Now that we've selected a recipe and determined the recipe_yaml_path and scale_schedule_ratio to specify, let's kick off a training run.

  1. Launch a Docker container using the mosaicml/pytorch_vision:resnet50_recipes image on your training system.

    docker pull mosaicml/pytorch_vision:resnet50_recipes
    docker run -it mosaicml/pytorch_vision:resnet50_recipes
    

    Note: The mosaicml/resnet50_recipes Docker image can also be used with your container orchestration framework of choice.

  2. Download the ImageNet dataset from http://www.image-net.org/.

  3. Create the dataset folder and extract training and validation images to the appropriate subfolders. The following script can be used to faciliate this process. Be sure to note the directory path of where you extracted the dataset.

    Note: This tutorial assumes that the dataset is installed to the /tmp/ImageNet path.

  4. The Mild and Medium recipes require converting the ImageNet dataset to FFCV format. This conversion step is only required to be performed once, once converted files can be stashed away for reuse with subsequent runs. The Hot recipe uses the original ImageNet data.

    1. Download the helper conversion script:

      wget -P /tmp https://raw.githubusercontent.com/mosaicml/composer/v0.7.1/scripts/ffcv/create_ffcv_datasets.py
      
    2. Convert the training and validation datasets.

      python /tmp/create_ffcv_datasets.py --dataset imagenet --split train --datadir /tmp/ImageNet/
      python /tmp/create_ffcv_datasets.py --dataset imagenet --split val --datadir /tmp/ImageNet/
      

      Note: The helper script output the FFCV formatted dataset files to /tmp/imagenet_train.ffcv and /tmp/imagenet_val.ffcv for the training and validation data, respectively.

  5. Launch the training run.

    composer -n {num_gpus} train.py -f {recipe_yaml_path} --scale_schedule_ratio {scale_schedule_ratio}
    

    Replace num_gpus, recipe_yaml_path and scale_schedule_ratio with the total number of GPU's, the recipe configuration, and the scale schedule ratio we determined in the previous section for the desired run, respectively.

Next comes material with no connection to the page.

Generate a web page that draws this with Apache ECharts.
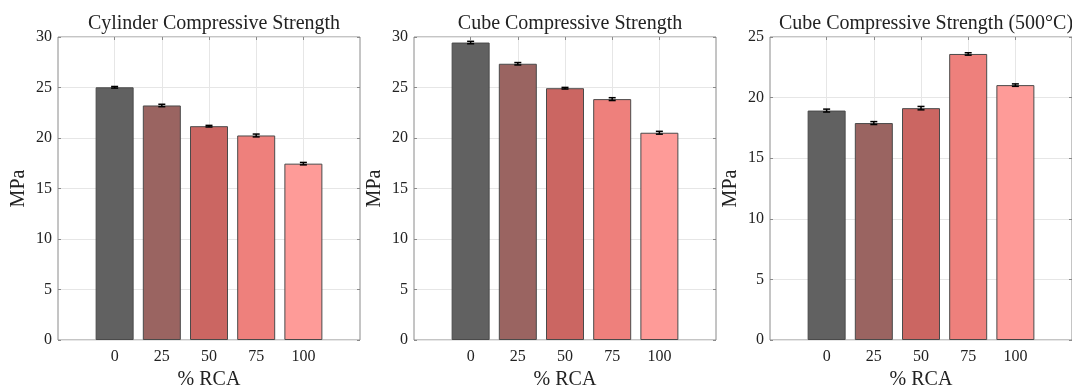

    Note: The Mild and Medium recipes assume the training and validation data is stored at the /tmp/imagenet_train.ffcv and /tmp/imagenet_val.ffcv paths while the Hot recipe assumes the original ImageNet dataset is stored at the /tmp/ImageNet path. The default dataset paths can be overridden, please run composer -n {num_gpus} train.py -f {recipe_yaml_path} --help for more detailed recipe specific configuration information.

    Example:

    composer -n 8 train.py -f recipes/resnet50_mild.yaml --scale_schedule_ratio 0.32
    

    The example above will train on 8 GPU's using the Mild recipe with a scale schedule ratio of 0.32. You can compare your run's final Top-1 accuracy and time to train to our result.